## Exercise materials:
————

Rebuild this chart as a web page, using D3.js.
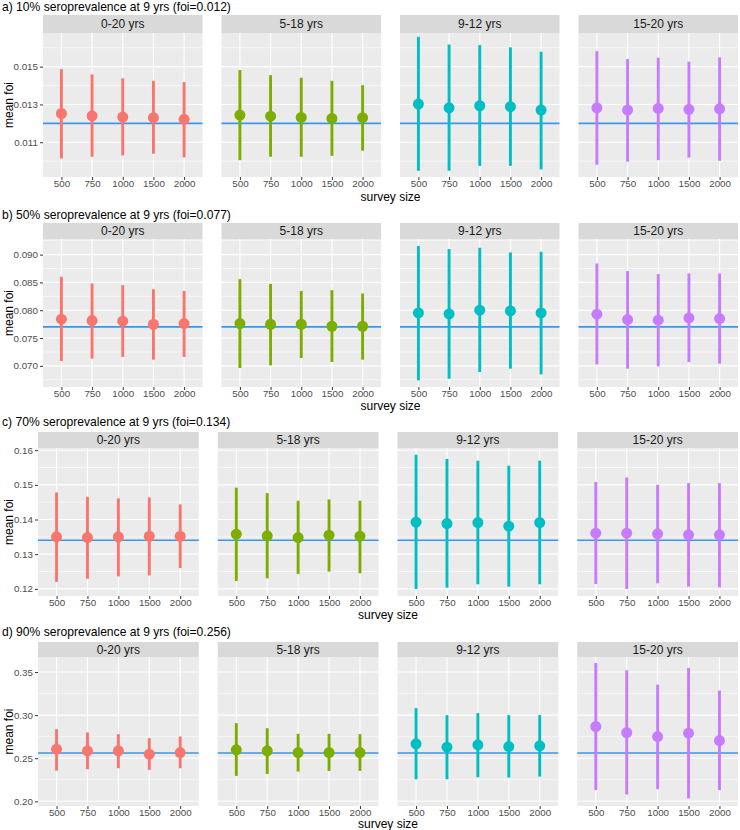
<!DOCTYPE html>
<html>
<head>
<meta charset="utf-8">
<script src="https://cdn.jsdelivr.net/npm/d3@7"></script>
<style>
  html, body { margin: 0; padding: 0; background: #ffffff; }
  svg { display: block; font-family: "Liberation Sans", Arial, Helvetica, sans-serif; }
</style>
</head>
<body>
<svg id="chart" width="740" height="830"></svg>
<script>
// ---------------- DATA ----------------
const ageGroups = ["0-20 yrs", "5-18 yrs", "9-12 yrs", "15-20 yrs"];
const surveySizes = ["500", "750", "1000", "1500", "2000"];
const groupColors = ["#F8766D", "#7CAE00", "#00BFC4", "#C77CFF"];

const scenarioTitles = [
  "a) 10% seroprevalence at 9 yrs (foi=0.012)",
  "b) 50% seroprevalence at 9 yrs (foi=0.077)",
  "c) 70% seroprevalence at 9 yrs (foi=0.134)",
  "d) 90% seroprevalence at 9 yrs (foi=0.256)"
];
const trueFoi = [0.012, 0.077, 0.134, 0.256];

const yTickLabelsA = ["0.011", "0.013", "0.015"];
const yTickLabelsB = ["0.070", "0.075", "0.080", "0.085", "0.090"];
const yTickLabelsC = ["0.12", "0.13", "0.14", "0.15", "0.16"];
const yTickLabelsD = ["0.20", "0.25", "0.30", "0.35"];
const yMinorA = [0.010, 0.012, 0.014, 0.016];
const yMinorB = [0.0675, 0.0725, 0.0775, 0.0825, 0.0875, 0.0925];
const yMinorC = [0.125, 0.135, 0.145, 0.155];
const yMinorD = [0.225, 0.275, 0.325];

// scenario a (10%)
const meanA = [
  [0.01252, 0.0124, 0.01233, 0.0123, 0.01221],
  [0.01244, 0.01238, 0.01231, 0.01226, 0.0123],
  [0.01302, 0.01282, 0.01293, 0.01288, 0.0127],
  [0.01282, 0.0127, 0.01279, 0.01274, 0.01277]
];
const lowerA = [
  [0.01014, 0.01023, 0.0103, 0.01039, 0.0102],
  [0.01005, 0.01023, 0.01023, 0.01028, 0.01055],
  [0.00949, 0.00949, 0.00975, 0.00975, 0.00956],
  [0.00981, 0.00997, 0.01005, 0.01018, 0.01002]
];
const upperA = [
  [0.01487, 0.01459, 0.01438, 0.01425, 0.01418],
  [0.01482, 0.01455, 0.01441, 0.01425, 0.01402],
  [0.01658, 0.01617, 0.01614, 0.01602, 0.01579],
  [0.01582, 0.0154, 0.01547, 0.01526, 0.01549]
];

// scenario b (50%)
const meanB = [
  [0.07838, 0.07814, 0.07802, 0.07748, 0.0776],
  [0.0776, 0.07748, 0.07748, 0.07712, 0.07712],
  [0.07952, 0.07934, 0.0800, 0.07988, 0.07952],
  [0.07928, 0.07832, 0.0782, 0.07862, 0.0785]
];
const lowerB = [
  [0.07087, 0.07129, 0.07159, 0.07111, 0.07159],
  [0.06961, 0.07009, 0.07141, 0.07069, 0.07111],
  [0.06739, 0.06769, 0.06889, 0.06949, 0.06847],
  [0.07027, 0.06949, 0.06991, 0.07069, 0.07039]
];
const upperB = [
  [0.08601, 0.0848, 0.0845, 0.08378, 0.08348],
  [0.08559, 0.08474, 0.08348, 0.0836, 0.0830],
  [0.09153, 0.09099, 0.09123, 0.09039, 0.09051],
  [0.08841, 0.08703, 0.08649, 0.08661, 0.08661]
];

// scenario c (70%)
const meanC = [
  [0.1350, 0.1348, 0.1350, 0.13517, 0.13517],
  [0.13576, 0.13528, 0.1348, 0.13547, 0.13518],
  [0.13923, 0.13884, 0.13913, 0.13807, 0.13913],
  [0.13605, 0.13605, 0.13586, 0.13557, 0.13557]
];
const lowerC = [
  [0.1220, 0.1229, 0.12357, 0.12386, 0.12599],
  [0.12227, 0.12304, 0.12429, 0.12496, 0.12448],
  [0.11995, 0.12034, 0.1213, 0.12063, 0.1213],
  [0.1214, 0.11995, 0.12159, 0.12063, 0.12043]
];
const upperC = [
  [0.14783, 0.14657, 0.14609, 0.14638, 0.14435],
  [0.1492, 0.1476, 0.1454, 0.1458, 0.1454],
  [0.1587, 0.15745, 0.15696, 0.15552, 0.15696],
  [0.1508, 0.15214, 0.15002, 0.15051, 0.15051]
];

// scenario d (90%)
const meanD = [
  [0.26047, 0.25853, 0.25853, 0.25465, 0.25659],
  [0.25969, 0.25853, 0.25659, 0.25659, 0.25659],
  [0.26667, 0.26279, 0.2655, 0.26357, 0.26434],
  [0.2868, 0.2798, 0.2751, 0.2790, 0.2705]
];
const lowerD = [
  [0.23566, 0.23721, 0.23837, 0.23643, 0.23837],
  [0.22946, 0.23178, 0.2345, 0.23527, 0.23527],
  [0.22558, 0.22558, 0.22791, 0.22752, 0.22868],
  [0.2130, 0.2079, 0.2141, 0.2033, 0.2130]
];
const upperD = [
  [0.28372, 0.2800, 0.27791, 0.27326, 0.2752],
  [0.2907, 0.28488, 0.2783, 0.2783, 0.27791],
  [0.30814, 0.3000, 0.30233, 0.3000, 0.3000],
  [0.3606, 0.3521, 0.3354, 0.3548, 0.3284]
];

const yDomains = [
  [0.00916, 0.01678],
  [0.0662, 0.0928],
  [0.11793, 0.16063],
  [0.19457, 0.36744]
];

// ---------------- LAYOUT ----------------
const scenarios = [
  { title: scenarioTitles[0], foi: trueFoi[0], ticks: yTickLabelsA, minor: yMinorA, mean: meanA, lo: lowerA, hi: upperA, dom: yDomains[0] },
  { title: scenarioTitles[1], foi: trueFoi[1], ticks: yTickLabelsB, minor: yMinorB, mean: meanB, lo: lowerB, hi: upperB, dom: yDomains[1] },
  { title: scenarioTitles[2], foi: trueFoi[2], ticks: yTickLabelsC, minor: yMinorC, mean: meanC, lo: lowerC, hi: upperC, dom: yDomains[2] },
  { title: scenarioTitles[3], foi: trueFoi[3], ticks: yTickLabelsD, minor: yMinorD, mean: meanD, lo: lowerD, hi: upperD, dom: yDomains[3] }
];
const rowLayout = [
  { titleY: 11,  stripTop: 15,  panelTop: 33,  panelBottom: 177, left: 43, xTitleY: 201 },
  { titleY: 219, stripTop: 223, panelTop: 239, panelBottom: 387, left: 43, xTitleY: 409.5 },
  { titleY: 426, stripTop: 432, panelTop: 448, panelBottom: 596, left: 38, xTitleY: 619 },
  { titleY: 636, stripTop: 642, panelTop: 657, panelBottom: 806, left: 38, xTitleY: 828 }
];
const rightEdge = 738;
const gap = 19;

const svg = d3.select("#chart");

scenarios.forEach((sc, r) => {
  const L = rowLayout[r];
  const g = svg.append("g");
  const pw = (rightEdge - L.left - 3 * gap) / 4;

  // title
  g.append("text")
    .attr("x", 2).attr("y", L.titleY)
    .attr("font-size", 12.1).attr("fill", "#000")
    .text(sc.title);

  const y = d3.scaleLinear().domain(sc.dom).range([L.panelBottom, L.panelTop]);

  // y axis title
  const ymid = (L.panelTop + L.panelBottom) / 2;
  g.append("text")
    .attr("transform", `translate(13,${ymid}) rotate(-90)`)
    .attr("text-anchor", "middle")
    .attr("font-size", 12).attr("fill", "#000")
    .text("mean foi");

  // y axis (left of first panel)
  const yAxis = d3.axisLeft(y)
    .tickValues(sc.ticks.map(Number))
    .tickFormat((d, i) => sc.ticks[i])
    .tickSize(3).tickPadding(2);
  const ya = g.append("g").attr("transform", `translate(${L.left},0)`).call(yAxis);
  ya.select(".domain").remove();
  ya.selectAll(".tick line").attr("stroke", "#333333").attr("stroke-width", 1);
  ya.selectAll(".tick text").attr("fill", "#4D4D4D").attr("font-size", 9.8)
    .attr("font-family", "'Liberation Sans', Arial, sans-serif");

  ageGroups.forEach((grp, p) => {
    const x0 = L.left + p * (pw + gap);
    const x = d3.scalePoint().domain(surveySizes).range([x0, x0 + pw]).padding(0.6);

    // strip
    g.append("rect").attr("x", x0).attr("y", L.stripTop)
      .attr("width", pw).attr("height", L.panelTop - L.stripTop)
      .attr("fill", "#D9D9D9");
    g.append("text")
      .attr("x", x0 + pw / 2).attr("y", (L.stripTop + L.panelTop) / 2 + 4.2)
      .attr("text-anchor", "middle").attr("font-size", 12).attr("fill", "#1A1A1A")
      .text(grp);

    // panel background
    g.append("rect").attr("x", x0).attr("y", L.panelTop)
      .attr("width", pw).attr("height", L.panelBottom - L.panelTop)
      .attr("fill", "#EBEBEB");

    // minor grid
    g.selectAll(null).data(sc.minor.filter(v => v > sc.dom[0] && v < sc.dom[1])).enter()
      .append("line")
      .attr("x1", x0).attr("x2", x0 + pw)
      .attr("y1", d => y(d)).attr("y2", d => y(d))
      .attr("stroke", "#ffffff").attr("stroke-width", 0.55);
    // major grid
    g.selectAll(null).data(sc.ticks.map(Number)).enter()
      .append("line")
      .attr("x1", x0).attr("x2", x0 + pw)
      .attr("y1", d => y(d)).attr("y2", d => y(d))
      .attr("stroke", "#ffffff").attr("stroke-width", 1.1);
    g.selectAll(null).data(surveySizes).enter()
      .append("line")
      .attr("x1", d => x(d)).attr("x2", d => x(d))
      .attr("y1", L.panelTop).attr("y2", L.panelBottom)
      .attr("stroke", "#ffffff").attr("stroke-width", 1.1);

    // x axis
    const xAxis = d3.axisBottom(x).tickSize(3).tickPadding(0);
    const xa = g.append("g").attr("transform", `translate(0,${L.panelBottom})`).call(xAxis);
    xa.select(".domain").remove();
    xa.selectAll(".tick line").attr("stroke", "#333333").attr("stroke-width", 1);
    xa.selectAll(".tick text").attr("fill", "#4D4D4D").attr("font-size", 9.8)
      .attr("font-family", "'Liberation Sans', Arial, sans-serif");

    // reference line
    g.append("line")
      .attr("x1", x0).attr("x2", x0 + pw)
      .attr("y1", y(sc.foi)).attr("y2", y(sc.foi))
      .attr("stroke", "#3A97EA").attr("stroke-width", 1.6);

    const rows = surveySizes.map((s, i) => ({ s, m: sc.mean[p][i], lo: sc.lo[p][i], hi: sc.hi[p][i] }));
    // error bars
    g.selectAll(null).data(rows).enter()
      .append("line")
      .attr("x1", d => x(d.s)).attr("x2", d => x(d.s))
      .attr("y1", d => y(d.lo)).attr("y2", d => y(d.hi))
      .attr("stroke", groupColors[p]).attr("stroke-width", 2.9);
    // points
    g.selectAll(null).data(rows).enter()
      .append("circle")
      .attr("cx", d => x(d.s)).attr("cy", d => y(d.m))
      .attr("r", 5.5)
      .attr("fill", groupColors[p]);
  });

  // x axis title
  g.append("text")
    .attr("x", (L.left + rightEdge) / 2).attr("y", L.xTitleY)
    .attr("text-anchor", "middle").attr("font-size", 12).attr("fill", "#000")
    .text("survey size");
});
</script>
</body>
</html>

————

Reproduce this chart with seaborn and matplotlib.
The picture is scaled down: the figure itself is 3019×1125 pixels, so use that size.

————

## What you have to do:
In the material above, locate the line containing "Reproduce this chart" and the line containing "The picture is". Transcribe exactly those two lines and every line between them, and nothing more.

## Exercise answer:
Reproduce this chart with seaborn and matplotlib.
The picture is scaled down: the figure itself is 3019×1125 pixels, so use that size.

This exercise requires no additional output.